## GIVEN DATA

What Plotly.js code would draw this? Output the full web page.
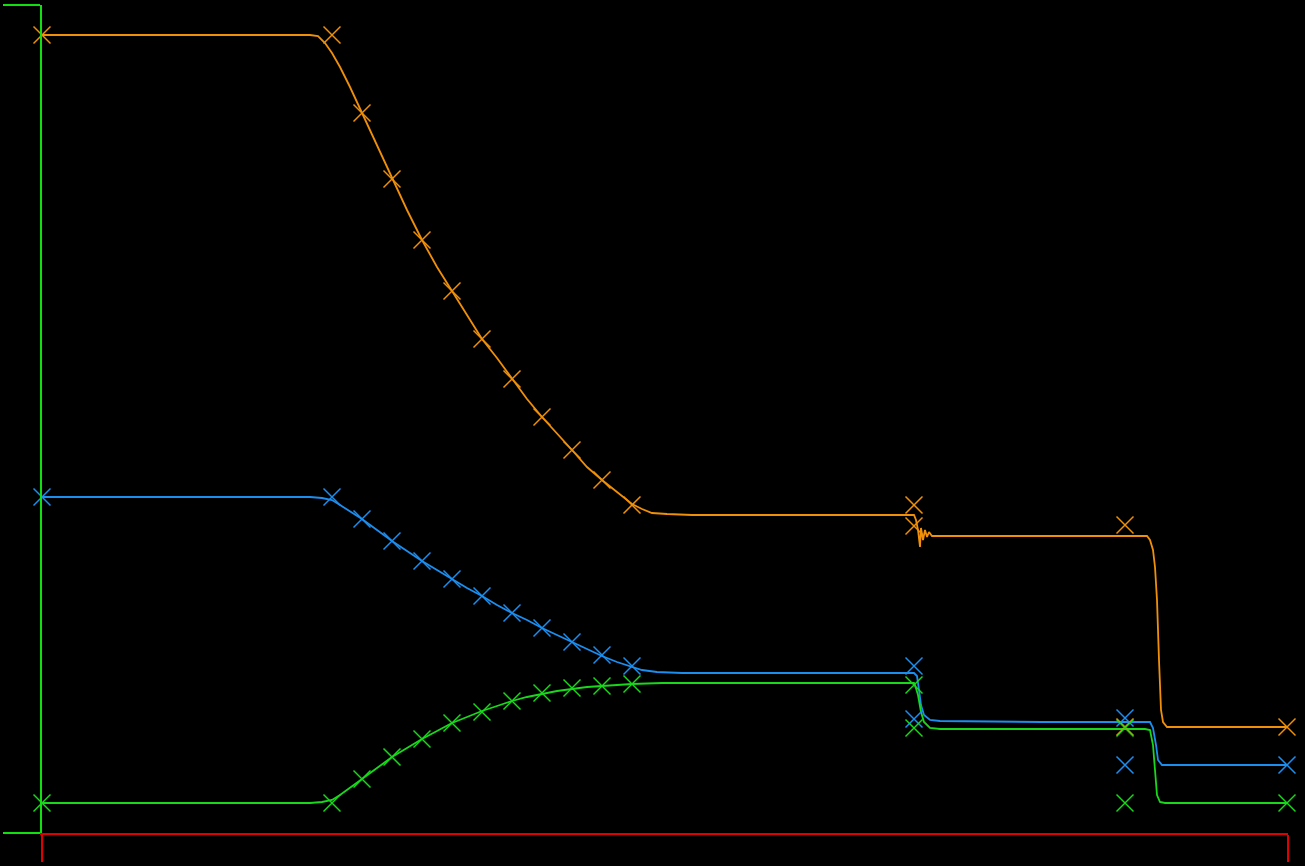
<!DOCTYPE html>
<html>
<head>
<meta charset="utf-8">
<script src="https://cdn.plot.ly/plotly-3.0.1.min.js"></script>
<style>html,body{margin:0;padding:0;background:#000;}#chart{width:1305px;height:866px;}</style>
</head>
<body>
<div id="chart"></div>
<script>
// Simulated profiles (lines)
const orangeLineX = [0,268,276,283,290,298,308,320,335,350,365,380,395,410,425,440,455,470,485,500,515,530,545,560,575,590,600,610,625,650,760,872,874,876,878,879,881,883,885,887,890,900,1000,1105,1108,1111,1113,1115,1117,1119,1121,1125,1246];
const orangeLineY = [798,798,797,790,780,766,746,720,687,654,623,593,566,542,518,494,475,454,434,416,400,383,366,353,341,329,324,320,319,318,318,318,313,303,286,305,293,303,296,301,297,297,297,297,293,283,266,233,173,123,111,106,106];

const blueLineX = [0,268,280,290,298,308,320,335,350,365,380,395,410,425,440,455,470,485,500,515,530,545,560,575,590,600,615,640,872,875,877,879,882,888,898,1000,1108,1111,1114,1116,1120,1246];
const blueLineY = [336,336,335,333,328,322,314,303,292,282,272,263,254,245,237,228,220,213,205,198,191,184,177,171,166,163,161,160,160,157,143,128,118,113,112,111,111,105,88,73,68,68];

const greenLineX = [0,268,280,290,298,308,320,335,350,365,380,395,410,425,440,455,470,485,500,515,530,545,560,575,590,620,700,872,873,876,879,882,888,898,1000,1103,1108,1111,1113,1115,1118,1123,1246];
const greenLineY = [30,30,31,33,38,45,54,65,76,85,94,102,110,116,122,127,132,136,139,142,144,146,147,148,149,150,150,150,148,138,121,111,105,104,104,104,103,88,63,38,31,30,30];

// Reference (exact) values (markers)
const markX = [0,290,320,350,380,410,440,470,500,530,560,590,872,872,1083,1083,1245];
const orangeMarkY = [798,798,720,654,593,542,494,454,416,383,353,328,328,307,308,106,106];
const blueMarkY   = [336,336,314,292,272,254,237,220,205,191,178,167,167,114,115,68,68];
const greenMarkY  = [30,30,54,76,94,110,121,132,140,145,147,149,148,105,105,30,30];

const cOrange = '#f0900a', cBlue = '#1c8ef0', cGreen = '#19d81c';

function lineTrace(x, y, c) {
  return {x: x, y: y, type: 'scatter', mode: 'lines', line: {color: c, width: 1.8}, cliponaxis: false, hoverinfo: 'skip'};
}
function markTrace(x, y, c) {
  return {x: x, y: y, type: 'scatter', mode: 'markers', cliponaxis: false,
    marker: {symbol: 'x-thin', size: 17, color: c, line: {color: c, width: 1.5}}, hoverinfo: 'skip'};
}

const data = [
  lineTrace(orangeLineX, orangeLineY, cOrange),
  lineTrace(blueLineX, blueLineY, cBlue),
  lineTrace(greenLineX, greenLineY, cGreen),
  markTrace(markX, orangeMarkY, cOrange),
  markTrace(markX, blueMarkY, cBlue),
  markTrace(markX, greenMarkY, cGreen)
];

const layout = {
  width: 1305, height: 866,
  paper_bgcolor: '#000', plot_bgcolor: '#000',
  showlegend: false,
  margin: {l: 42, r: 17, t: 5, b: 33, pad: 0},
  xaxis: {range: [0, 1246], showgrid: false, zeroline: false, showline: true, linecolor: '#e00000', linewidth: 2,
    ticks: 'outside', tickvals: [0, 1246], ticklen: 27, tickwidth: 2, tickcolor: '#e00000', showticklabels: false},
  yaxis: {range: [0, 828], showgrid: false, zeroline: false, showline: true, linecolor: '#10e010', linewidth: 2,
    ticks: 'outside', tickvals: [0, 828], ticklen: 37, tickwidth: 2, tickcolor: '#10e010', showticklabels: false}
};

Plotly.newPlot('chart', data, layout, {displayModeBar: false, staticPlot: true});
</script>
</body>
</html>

## EXERCISE OBJECTIVE
Every line above should be repeated exactly; pictures stay out of the copy.

## FINAL RESULT
What Plotly.js code would draw this? Output the full web page.
<!DOCTYPE html>
<html>
<head>
<meta charset="utf-8">
<script src="https://cdn.plot.ly/plotly-3.0.1.min.js"></script>
<style>html,body{margin:0;padding:0;background:#000;}#chart{width:1305px;height:866px;}</style>
</head>
<body>
<div id="chart"></div>
<script>
// Simulated profiles (lines)
const orangeLineX = [0,268,276,283,290,298,308,320,335,350,365,380,395,410,425,440,455,470,485,500,515,530,545,560,575,590,600,610,625,650,760,872,874,876,878,879,881,883,885,887,890,900,1000,1105,1108,1111,1113,1115,1117,1119,1121,1125,1246];
const orangeLineY = [798,798,797,790,780,766,746,720,687,654,623,593,566,542,518,494,475,454,434,416,400,383,366,353,341,329,324,320,319,318,318,318,313,303,286,305,293,303,296,301,297,297,297,297,293,283,266,233,173,123,111,106,106];

const blueLineX = [0,268,280,290,298,308,320,335,350,365,380,395,410,425,440,455,470,485,500,515,530,545,560,575,590,600,615,640,872,875,877,879,882,888,898,1000,1108,1111,1114,1116,1120,1246];
const blueLineY = [336,336,335,333,328,322,314,303,292,282,272,263,254,245,237,228,220,213,205,198,191,184,177,171,166,163,161,160,160,157,143,128,118,113,112,111,111,105,88,73,68,68];

const greenLineX = [0,268,280,290,298,308,320,335,350,365,380,395,410,425,440,455,470,485,500,515,530,545,560,575,590,620,700,872,873,876,879,882,888,898,1000,1103,1108,1111,1113,1115,1118,1123,1246];
const greenLineY = [30,30,31,33,38,45,54,65,76,85,94,102,110,116,122,127,132,136,139,142,144,146,147,148,149,150,150,150,148,138,121,111,105,104,104,104,103,88,63,38,31,30,30];

// Reference (exact) values (markers)
const markX = [0,290,320,350,380,410,440,470,500,530,560,590,872,872,1083,1083,1245];
const orangeMarkY = [798,798,720,654,593,542,494,454,416,383,353,328,328,307,308,106,106];
const blueMarkY   = [336,336,314,292,272,254,237,220,205,191,178,167,167,114,115,68,68];
const greenMarkY  = [30,30,54,76,94,110,121,132,140,145,147,149,148,105,105,30,30];

const cOrange = '#f0900a', cBlue = '#1c8ef0', cGreen = '#19d81c';

function lineTrace(x, y, c) {
  return {x: x, y: y, type: 'scatter', mode: 'lines', line: {color: c, width: 1.8}, cliponaxis: false, hoverinfo: 'skip'};
}
function markTrace(x, y, c) {
  return {x: x, y: y, type: 'scatter', mode: 'markers', cliponaxis: false,
    marker: {symbol: 'x-thin', size: 17, color: c, line: {color: c, width: 1.5}}, hoverinfo: 'skip'};
}

const data = [
  lineTrace(orangeLineX, orangeLineY, cOrange),
  lineTrace(blueLineX, blueLineY, cBlue),
  lineTrace(greenLineX, greenLineY, cGreen),
  markTrace(markX, orangeMarkY, cOrange),
  markTrace(markX, blueMarkY, cBlue),
  markTrace(markX, greenMarkY, cGreen)
];

const layout = {
  width: 1305, height: 866,
  paper_bgcolor: '#000', plot_bgcolor: '#000',
  showlegend: false,
  margin: {l: 42, r: 17, t: 5, b: 33, pad: 0},
  xaxis: {range: [0, 1246], showgrid: false, zeroline: false, showline: true, linecolor: '#e00000', linewidth: 2,
    ticks: 'outside', tickvals: [0, 1246], ticklen: 27, tickwidth: 2, tickcolor: '#e00000', showticklabels: false},
  yaxis: {range: [0, 828], showgrid: false, zeroline: false, showline: true, linecolor: '#10e010', linewidth: 2,
    ticks: 'outside', tickvals: [0, 828], ticklen: 37, tickwidth: 2, tickcolor: '#10e010', showticklabels: false}
};

Plotly.newPlot('chart', data, layout, {displayModeBar: false, staticPlot: true});
</script>
</body>
</html>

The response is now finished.